TASK REQUIREMENTS> Your task is to repeat all of the data exactly while excluding the pictures.

## START INFORMATION SUPPLIED

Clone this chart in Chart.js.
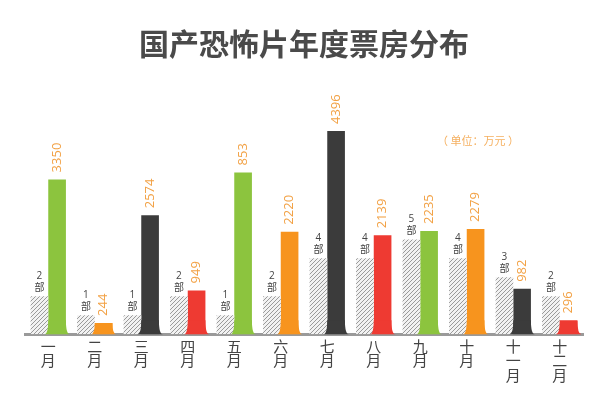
<!DOCTYPE html>
<html>
<head>
<meta charset="utf-8">
<script src="https://cdn.jsdelivr.net/npm/chart.js@4.4.1/dist/chart.umd.min.js"></script>
<style>
  html, body { margin: 0; padding: 0; background: #fff; }
  #wrap { width: 600px; height: 400px; }
</style>
</head>
<body>
<div id="wrap"><canvas id="boxChart"></canvas></div>
<script>
// months written vertically, one character per line
var months = [
  ['一','月'], ['二','月'], ['三','月'], ['四','月'], ['五','月'], ['六','月'],
  ['七','月'], ['八','月'], ['九','月'], ['十','月'], ['十','一','月'], ['十','二','月']
];
// box office (万元); May bar is drawn taller than its printed "853"
var boxOffice = [3350, 244, 2574, 949, 3500, 2220, 4396, 2139, 2235, 2279, 982, 296];
var boxLabels = ['3350', '244', '2574', '949', '853', '2220', '4396', '2139', '2235', '2279', '982', '296'];
// number of films released
var filmCount = [2, 1, 1, 2, 1, 2, 4, 4, 5, 4, 3, 2];

var palette = ['#8cc43e', '#f7941e', '#3b3b3b', '#ee3a32'];
var barColors = months.map(function (m, i) { return palette[i % 4]; });

function hatch() {
  var c = document.createElement('canvas');
  c.width = 4; c.height = 4;
  var g = c.getContext('2d');
  g.fillStyle = '#f2f2f2';
  g.fillRect(0, 0, 4, 4);
  g.strokeStyle = '#9a9a9a';
  g.lineWidth = 1;
  g.beginPath();
  g.moveTo(0, 4); g.lineTo(4, 0);
  g.moveTo(-1, 1); g.lineTo(1, -1);
  g.moveTo(3, 5); g.lineTo(5, 3);
  g.stroke();
  return g.createPattern(c, 'repeat');
}

// flared foot under each coloured bar + value labels
var decorate = {
  id: 'decorate',
  afterDatasetsDraw: function (chart) {
    var ctx = chart.ctx;
    var boxMeta = chart.getDatasetMeta(1);
    var filmMeta = chart.getDatasetMeta(0);
    ctx.save();
    boxMeta.data.forEach(function (bar, i) {
      var p = bar.getProps(['x', 'y', 'base', 'width'], true);
      var l = p.x - p.width / 2, r = p.x + p.width / 2;
      var fh = Math.min(14, p.base - p.y), fw = 4;
      ctx.fillStyle = barColors[i];
      ctx.beginPath();
      ctx.moveTo(l, p.base - fh);
      ctx.quadraticCurveTo(l, p.base, l - fw, p.base);
      ctx.lineTo(r + fw, p.base);
      ctx.quadraticCurveTo(r, p.base, r, p.base - fh);
      ctx.closePath();
      ctx.fill();

      ctx.save();
      ctx.translate(p.x, p.y - 7);
      ctx.rotate(-Math.PI / 2);
      ctx.fillStyle = '#f2a144';
      ctx.font = '13px "Open Sans", "Noto Sans"';
      ctx.textAlign = 'left';
      ctx.textBaseline = 'middle';
      ctx.fillText(boxLabels[i], 0, 0);
      ctx.restore();
    });
    filmMeta.data.forEach(function (bar, i) {
      var p = bar.getProps(['x', 'y'], true);
      ctx.fillStyle = '#444';
      ctx.textAlign = 'center';
      ctx.textBaseline = 'alphabetic';
      ctx.font = '10px "Open Sans", "Noto Sans"';
      ctx.fillText(String(filmCount[i]), p.x, p.y - 17);
      ctx.font = '10px "Noto Sans CJK SC"';
      ctx.fillText('部', p.x, p.y - 5);
    });
    ctx.fillStyle = '#f5b060';
    ctx.font = '11px "Noto Sans CJK SC"';
    ctx.textAlign = 'left';
    ctx.textBaseline = 'middle';
    ctx.fillText('（ 单位：万元 ）', 437, 141);
    ctx.restore();
  }
};

var config = {
  type: 'bar',
  data: {
    labels: months,
    datasets: [
      {
        label: '影片数量',
        data: filmCount,
        backgroundColor: hatch(),
        yAxisID: 'yFilm',
        categoryPercentage: 0.76,
        barPercentage: 1.0
      },
      {
        label: '票房',
        data: boxOffice,
        backgroundColor: barColors,
        yAxisID: 'yBox',
        categoryPercentage: 0.76,
        barPercentage: 1.0
      }
    ]
  },
  options: {
    responsive: true,
    maintainAspectRatio: false,
    animation: false,
    layout: { padding: { left: 25, right: 17, bottom: 13 } },
    plugins: {
      legend: { display: false },
      tooltip: { enabled: false },
      title: {
        display: true,
        text: '国产恐怖片年度票房分布',
        color: '#4a4a4a',
        font: { family: '"Noto Sans CJK SC"', size: 30, weight: 'bold' },
        padding: { top: 26, bottom: 18 }
      }
    },
    scales: {
      x: {
        grid: { display: false, drawTicks: false },
        border: { display: true, color: '#9a9a9a', width: 3 },
        ticks: {
          color: '#444',
          padding: 5,
          maxRotation: 0,
          autoSkip: false,
          font: { family: '"Noto Sans CJK SC"', size: 15, lineHeight: 0.95 }
        }
      },
      yBox: { display: false, min: 0, max: 5500 },
      yFilm: { display: false, min: 0, max: 13.4 }
    }
  },
  plugins: [decorate]
};

new Chart(document.getElementById('boxChart'), config);
</script>
</body>
</html>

## END INFORMATION SUPPLIED

TASK RESPONSE>
Clone this chart in Chart.js.
<!DOCTYPE html>
<html>
<head>
<meta charset="utf-8">
<script src="https://cdn.jsdelivr.net/npm/chart.js@4.4.1/dist/chart.umd.min.js"></script>
<style>
  html, body { margin: 0; padding: 0; background: #fff; }
  #wrap { width: 600px; height: 400px; }
</style>
</head>
<body>
<div id="wrap"><canvas id="boxChart"></canvas></div>
<script>
// months written vertically, one character per line
var months = [
  ['一','月'], ['二','月'], ['三','月'], ['四','月'], ['五','月'], ['六','月'],
  ['七','月'], ['八','月'], ['九','月'], ['十','月'], ['十','一','月'], ['十','二','月']
];
// box office (万元); May bar is drawn taller than its printed "853"
var boxOffice = [3350, 244, 2574, 949, 3500, 2220, 4396, 2139, 2235, 2279, 982, 296];
var boxLabels = ['3350', '244', '2574', '949', '853', '2220', '4396', '2139', '2235', '2279', '982', '296'];
// number of films released
var filmCount = [2, 1, 1, 2, 1, 2, 4, 4, 5, 4, 3, 2];

var palette = ['#8cc43e', '#f7941e', '#3b3b3b', '#ee3a32'];
var barColors = months.map(function (m, i) { return palette[i % 4]; });

function hatch() {
  var c = document.createElement('canvas');
  c.width = 4; c.height = 4;
  var g = c.getContext('2d');
  g.fillStyle = '#f2f2f2';
  g.fillRect(0, 0, 4, 4);
  g.strokeStyle = '#9a9a9a';
  g.lineWidth = 1;
  g.beginPath();
  g.moveTo(0, 4); g.lineTo(4, 0);
  g.moveTo(-1, 1); g.lineTo(1, -1);
  g.moveTo(3, 5); g.lineTo(5, 3);
  g.stroke();
  return g.createPattern(c, 'repeat');
}

// flared foot under each coloured bar + value labels
var decorate = {
  id: 'decorate',
  afterDatasetsDraw: function (chart) {
    var ctx = chart.ctx;
    var boxMeta = chart.getDatasetMeta(1);
    var filmMeta = chart.getDatasetMeta(0);
    ctx.save();
    boxMeta.data.forEach(function (bar, i) {
      var p = bar.getProps(['x', 'y', 'base', 'width'], true);
      var l = p.x - p.width / 2, r = p.x + p.width / 2;
      var fh = Math.min(14, p.base - p.y), fw = 4;
      ctx.fillStyle = barColors[i];
      ctx.beginPath();
      ctx.moveTo(l, p.base - fh);
      ctx.quadraticCurveTo(l, p.base, l - fw, p.base);
      ctx.lineTo(r + fw, p.base);
      ctx.quadraticCurveTo(r, p.base, r, p.base - fh);
      ctx.closePath();
      ctx.fill();

      ctx.save();
      ctx.translate(p.x, p.y - 7);
      ctx.rotate(-Math.PI / 2);
      ctx.fillStyle = '#f2a144';
      ctx.font = '13px "Open Sans", "Noto Sans"';
      ctx.textAlign = 'left';
      ctx.textBaseline = 'middle';
      ctx.fillText(boxLabels[i], 0, 0);
      ctx.restore();
    });
    filmMeta.data.forEach(function (bar, i) {
      var p = bar.getProps(['x', 'y'], true);
      ctx.fillStyle = '#444';
      ctx.textAlign = 'center';
      ctx.textBaseline = 'alphabetic';
      ctx.font = '10px "Open Sans", "Noto Sans"';
      ctx.fillText(String(filmCount[i]), p.x, p.y - 17);
      ctx.font = '10px "Noto Sans CJK SC"';
      ctx.fillText('部', p.x, p.y - 5);
    });
    ctx.fillStyle = '#f5b060';
    ctx.font = '11px "Noto Sans CJK SC"';
    ctx.textAlign = 'left';
    ctx.textBaseline = 'middle';
    ctx.fillText('（ 单位：万元 ）', 437, 141);
    ctx.restore();
  }
};

var config = {
  type: 'bar',
  data: {
    labels: months,
    datasets: [
      {
        label: '影片数量',
        data: filmCount,
        backgroundColor: hatch(),
        yAxisID: 'yFilm',
        categoryPercentage: 0.76,
        barPercentage: 1.0
      },
      {
        label: '票房',
        data: boxOffice,
        backgroundColor: barColors,
        yAxisID: 'yBox',
        categoryPercentage: 0.76,
        barPercentage: 1.0
      }
    ]
  },
  options: {
    responsive: true,
    maintainAspectRatio: false,
    animation: false,
    layout: { padding: { left: 25, right: 17, bottom: 13 } },
    plugins: {
      legend: { display: false },
      tooltip: { enabled: false },
      title: {
        display: true,
        text: '国产恐怖片年度票房分布',
        color: '#4a4a4a',
        font: { family: '"Noto Sans CJK SC"', size: 30, weight: 'bold' },
        padding: { top: 26, bottom: 18 }
      }
    },
    scales: {
      x: {
        grid: { display: false, drawTicks: false },
        border: { display: true, color: '#9a9a9a', width: 3 },
        ticks: {
          color: '#444',
          padding: 5,
          maxRotation: 0,
          autoSkip: false,
          font: { family: '"Noto Sans CJK SC"', size: 15, lineHeight: 0.95 }
        }
      },
      yBox: { display: false, min: 0, max: 5500 },
      yFilm: { display: false, min: 0, max: 13.4 }
    }
  },
  plugins: [decorate]
};

new Chart(document.getElementById('boxChart'), config);
</script>
</body>
</html>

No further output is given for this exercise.